On Friday, May 7, Bandcamp is again waiving their cut of purchases made for the day. Since I seem incapable of providing any sustained account of the innumerable albums that merit a full review, I am humbly offering these 5 short write-ups of albums I have either already purchased or will be purchasing come Friday. Maybe you’ll buy them, too! They are deserving of your digital dollars.


Seed – Dun Pageant
Released March 5, 2021.

You’ll know within the first minute of “Poison” if Seed is for you. The rhythmic flang and twang of a reverberating guitar riff is supported by a slow, building drum beat while Lux Lucidi’s stunning croon reaches vertiginous heights, scraping the sky as they wishfully lament, “You’re supposed to be / looking / right through me.” Imagine Lingua Ignota by way of Earth and Marriages. Dun Pageant is a naked sort of doom, more loud than heavy, more pleading than plodding.

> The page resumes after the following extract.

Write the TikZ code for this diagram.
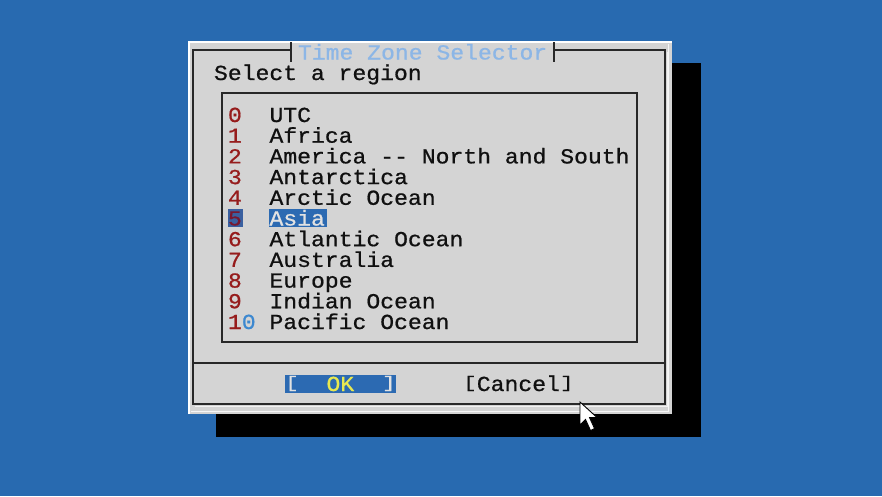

It is an exhibition of the world’s unpaid debts, a gloomy procession of the price paid by all subjects—but particularly non-normative ones—when they trade language and access to the social Symbolic for the pleasures and joys of a now-unattainable jouissance and their formative, subjectivizing lack. There is both a materiality and spirituality to Dun Pageant, a tricky duality summed up neatly at the end of the doleful “Vices”: “We are close but / we are not together.” Nearly touching, always separate; a ‘we’ repeated but never fully united. Enjoy this one on a rainy day while reading Irigaray.


Slope – Street Heat
Released March 12, 2021.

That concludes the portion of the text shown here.